This week, state health officials met with the leaders of dozens of wastewater treatment plants in New Hampshire to discuss plans for a new COVID data tracking project.

With so many Granite Staters testing for COVID-19 at home, state data on new cases isn’t as useful an indicator of COVID-19 levels as it used to be. People who are asymptomatic or who don’t have easy access to testing may not test at all, which has always been a pitfall of counting individual test results.

“This approach, [tracking wastewater data] is really helpful because we can actually see what's happening without necessarily needing to have the individual test data,” said Dr. Paula Mouser, director of the COVID Wastewater Program at the University of New Hampshire.

While wastewater data doesn’t show how many people in a given community have the virus, it illustrates changes in levels of COVID-19. People infected with COVID shed the virus in their feces. Even if they don’t have symptoms, it can be detected in the wastewater.

Wastewater surveillance can be used as an early predictor that the virus is spreading in a community. It could also help state officials, local businesses, and residents make decisions about COVID-19 safety protocols.

State health officials hope to regularly test wastewater levels at around two dozen wastewater treatment plants.

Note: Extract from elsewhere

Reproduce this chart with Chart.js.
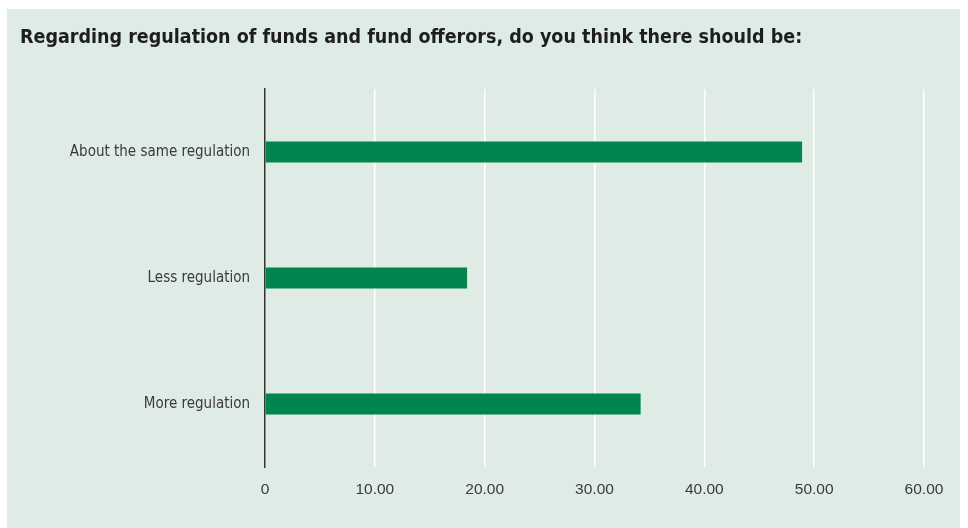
<!DOCTYPE html>
<html>
<head>
<meta charset="utf-8">
<script src="https://cdn.jsdelivr.net/npm/chart.js@4.4.1/dist/chart.umd.min.js"></script>
<style>
  html, body { margin: 0; padding: 0; background: #ffffff; }
  #panel {
    position: absolute;
    left: 7px;
    top: 9px;
    width: 953px;
    height: 519px;
    background: #deece5;
  }
  #panel canvas { display: block; }
</style>
</head>
<body>
<div id="panel"><canvas id="regChart" width="953" height="519"></canvas></div>
<script>
// Chart data
const titleText = 'Regarding regulation of funds and fund offerors, do you think there should be:';
const categories = ['About the same regulation', 'Less regulation', 'More regulation'];
const percentages = [48.9, 18.4, 34.2];
const tickValues = [0, 10, 20, 30, 40, 50, 60];

const barColor = '#00854f';
const textColor = '#3a3a3a';
const condensed = '"DejaVu Sans Condensed", "Liberation Sans Narrow", sans-serif';

const ctx = document.getElementById('regChart');

new Chart(ctx, {
    type: 'bar',
    data: {
        labels: categories,
        datasets: [{
            data: percentages,
            backgroundColor: barColor,
            borderWidth: 0,
            barPercentage: 0.167,
            categoryPercentage: 1.0
        }]
    },
    options: {
        indexAxis: 'y',
        responsive: false,
        animation: false,
        layout: {
            padding: { left: 13, right: 36, top: 0, bottom: 0 }
        },
        plugins: {
            legend: { display: false },
            tooltip: { enabled: false },
            title: {
                display: true,
                text: titleText,
                align: 'start',
                color: '#1e1e1e',
                font: { family: condensed, size: 19.5, weight: 'bold' },
                padding: { top: 17, bottom: 39.6 }
            }
        },
        scales: {
            x: {
                min: 0,
                max: 60,
                afterBuildTicks: function(scale) {
                    scale.ticks = tickValues.map(v => ({ value: v }));
                },
                afterFit: function(scale) {
                    scale.height = 61;
                },
                grid: {
                    color: function(context) {
                        return context.tick && context.tick.value === 0 ? 'rgba(0,0,0,0)' : '#ffffff';
                    },
                    lineWidth: 1.5,
                    drawTicks: false
                },
                border: { display: false },
                ticks: {
                    padding: 13,
                    color: textColor,
                    font: { family: '"Liberation Sans", Arial, sans-serif', size: 15.5 },
                    callback: function(value) {
                        return value === 0 ? '0' : value.toFixed(2);
                    }
                }
            },
            y: {
                afterFit: function(scale) {
                    scale.width = 245;
                },
                grid: { display: false, drawTicks: false },
                border: { display: true, color: '#333333', width: 1.5 },
                ticks: {
                    padding: 15,
                    color: textColor,
                    font: { family: condensed, size: 15 }
                }
            }
        }
    }
});
</script>
</body>
</html>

There are 78 municipal wastewater treatment plants in New Hampshire.

Initially a lab at UNH will process the specimen, a task the state hopes to eventually do itself.

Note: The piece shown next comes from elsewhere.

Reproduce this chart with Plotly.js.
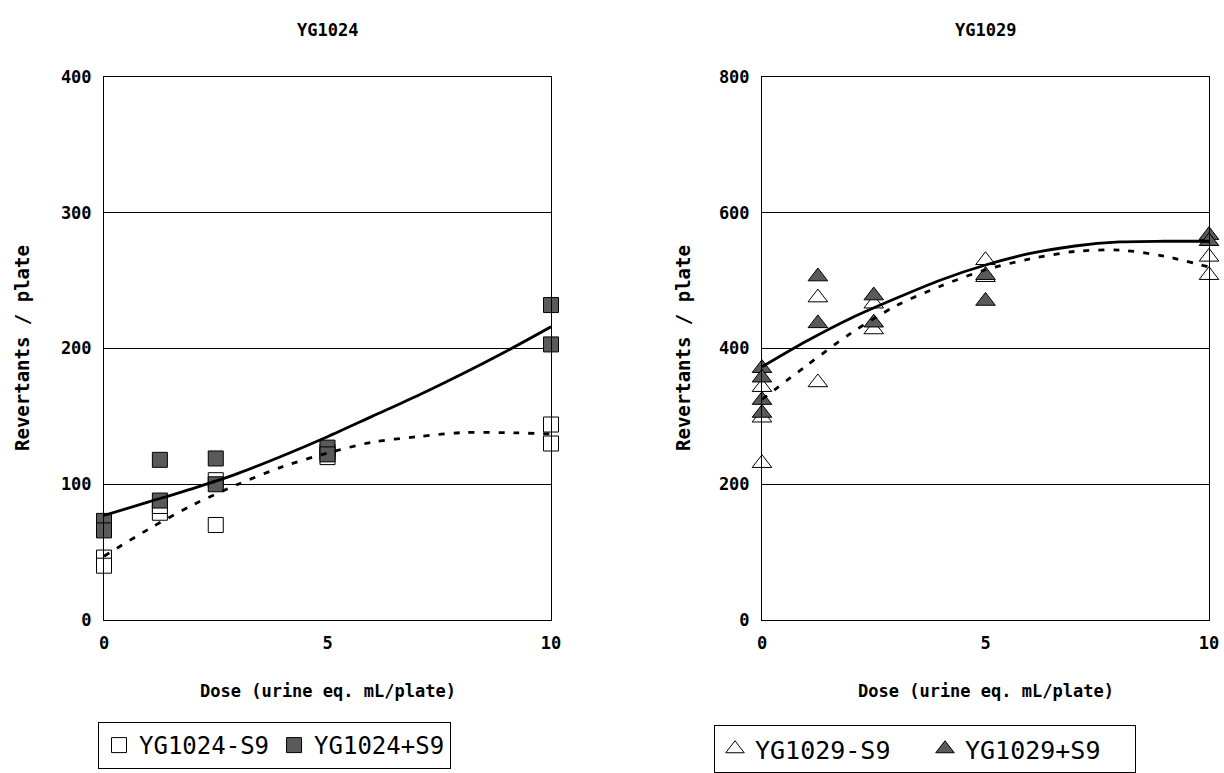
<!DOCTYPE html>
<html>
<head>
<meta charset="utf-8">
<script src="https://cdn.plot.ly/plotly-3.0.1.min.js"></script>
<style>html,body{margin:0;padding:0;background:#fff;}#chart{width:1224px;height:773px;}</style>
</head>
<body>
<div id="chart"></div>
<script>
// ---- Data ----
const titles = ['YG1024', 'YG1029'];
const xAxisTitle = 'Dose (urine eq. mL/plate)';
const yAxisTitle = 'Revertants / plate';
const xTickVals = [0, 5, 10];
const leftYTicks = [0, 100, 200, 300, 400];
const rightYTicks = [0, 200, 400, 600, 800];

// YG1024 -S9 (open squares)
const yg1024MinusX = [0, 0, 1.25, 1.25, 2.5, 2.5, 5, 5, 10, 10];
const yg1024MinusY = [46, 40, 79, 84, 103, 70, 124, 120, 144, 130];
// YG1024 +S9 (filled squares)
const yg1024PlusX = [0, 0, 1.25, 1.25, 2.5, 2.5, 5, 5, 10, 10];
const yg1024PlusY = [73, 66, 118, 88, 119, 100, 127, 122, 232, 203];

// Trend curves (read at these doses)
const trendX = [0, 1, 2, 3, 4, 5, 6, 7, 8, 9, 10];
const yg1024PlusTrend = [77, 87, 97, 108, 121, 135, 150, 165, 181, 198, 216];
const yg1024MinusTrend = [47, 67, 85, 100, 113, 123, 131, 135, 138, 138, 137];

// YG1029 -S9 (open triangles)
const yg1029MinusX = [0, 0, 0, 1.25, 1.25, 2.5, 2.5, 5, 5, 10, 10];
const yg1029MinusY = [343, 298, 231, 475, 350, 466, 428, 530, 505, 535, 508];
// YG1029 +S9 (filled triangles)
const yg1029PlusX = [0, 0, 0, 0, 1.25, 1.25, 2.5, 2.5, 5, 5, 10, 10];
const yg1029PlusY = [371, 357, 324, 305, 506, 437, 478, 438, 508, 470, 567, 558];

const yg1029PlusTrend = [373, 411, 445, 474, 501, 523, 540, 551, 557, 558, 558];
const yg1029MinusTrend = [325, 375, 423, 463, 492, 516, 532, 543, 545, 536, 520];

// ---- Styles ----
const FONT = 'DejaVu Sans Mono, Liberation Mono, monospace';
const GRAY = '#5a5a5a';

function markerTrace(x, y, name, symbol, fill, xa, ya, legend) {
  return {
    type: 'scatter', mode: 'markers', x: x, y: y, name: name,
    xaxis: xa, yaxis: ya, legend: legend, cliponaxis: false,
    marker: {symbol: symbol, size: symbol.indexOf('triangle') === 0 ? 17 : 15,
             color: fill, line: {color: '#000', width: 1}}
  };
}
function lineTrace(x, y, dash, xa, ya) {
  return {
    type: 'scatter', mode: 'lines', x: x, y: y, showlegend: false,
    xaxis: xa, yaxis: ya, hoverinfo: 'skip', cliponaxis: false,
    line: {color: '#000', width: 2.8, dash: dash, shape: 'spline', smoothing: 0.8}
  };
}

const data = [
  markerTrace(yg1024MinusX, yg1024MinusY, 'YG1024-S9', 'square', '#fff', 'x', 'y', 'legend'),
  markerTrace(yg1024PlusX, yg1024PlusY, 'YG1024+S9', 'square', GRAY, 'x', 'y', 'legend'),
  lineTrace(trendX, yg1024PlusTrend, 'solid', 'x', 'y'),
  lineTrace(trendX, yg1024MinusTrend, '6px,9px', 'x', 'y'),
  markerTrace(yg1029MinusX, yg1029MinusY, 'YG1029-S9', 'triangle-up', '#fff', 'x2', 'y2', 'legend2'),
  markerTrace(yg1029PlusX, yg1029PlusY, 'YG1029+S9', 'triangle-up', GRAY, 'x2', 'y2', 'legend2'),
  lineTrace(trendX, yg1029PlusTrend, 'solid', 'x2', 'y2'),
  lineTrace(trendX, yg1029MinusTrend, '6px,9px', 'x2', 'y2')
];

const W = 1224, H = 773;
const yDom = [1 - 620 / H, 1 - 77 / H];
const boldFont = (size) => ({family: FONT, size: size, color: '#000', weight: 'bold'});

function xAxis(dom, anchor) {
  return {
    domain: dom, anchor: anchor, range: [0, 10], tickvals: xTickVals,
    showgrid: false, zeroline: false, showline: true, linecolor: '#000', linewidth: 1, mirror: true,
    ticks: '', ticklabelstandoff: 8, tickfont: boldFont(17)
  };
}
function yAxis(ticks, anchor) {
  return {
    domain: yDom, anchor: anchor, range: [0, ticks[ticks.length - 1]], tickvals: ticks,
    showgrid: true, gridcolor: '#000', gridwidth: 1,
    zeroline: false, showline: true, linecolor: '#000', linewidth: 1, mirror: true,
    ticks: '', ticklabelstandoff: 8, tickfont: boldFont(17)
  };
}

const legendStyle = (x, y, size, entrywidth) => {
  const l = {
    x: x, y: y, xanchor: 'left', yanchor: 'top', orientation: 'h',
    bordercolor: '#000', borderwidth: 1, bgcolor: '#fff',
    font: {family: FONT, size: size, color: '#000'},
    itemwidth: 30, itemclick: false, itemdoubleclick: false
  };
  if (entrywidth) { l.entrywidth = entrywidth; l.entrywidthmode = 'pixels'; }
  return l;
};

function ann(text, x, y, size, angle) {
  return {text: text, xref: 'paper', yref: 'paper', x: x / W, y: 1 - y / H,
          xanchor: 'center', yanchor: 'middle', showarrow: false, textangle: angle || 0,
          font: boldFont(size)};
}

const layout = {
  width: W, height: H,
  margin: {l: 0, r: 0, t: 0, b: 0},
  paper_bgcolor: '#fff', plot_bgcolor: '#fff',
  showlegend: true,
  xaxis: xAxis([104 / W, 551 / W], 'y'),
  yaxis: yAxis(leftYTicks, 'x'),
  xaxis2: xAxis([762 / W, 1209 / W], 'y2'),
  yaxis2: yAxis(rightYTicks, 'x2'),
  legend: legendStyle(98 / W, 1 - 722 / H, 24, 0),
  legend2: legendStyle(714 / W, 1 - 725 / H, 25, 165),
  annotations: [
    ann(titles[0], 327.5, 30, 17),
    ann(titles[1], 985.5, 30, 17),
    ann(xAxisTitle, 327.5, 691, 17),
    ann(xAxisTitle, 985.5, 691, 17),
    ann(yAxisTitle, 22, 348, 19, -90),
    ann(yAxisTitle, 683, 348, 19, -90)
  ]
};

Plotly.newPlot('chart', data, layout, {staticPlot: true, displayModeBar: false});
</script>
</body>
</html>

Stephanie Locke, the bureau chief for New Hampshire’s Bureau of Emergency Preparedness, Response and Recovery at the Division of Public Health Services, said it’s important to have facilities from different parts of the state participate in the program.

“We want representation from both our rural and our more urban communities,” Locke said.

She said the program will begin in the coming months.

The data will be publicly available and shared with the CDC, Locke said.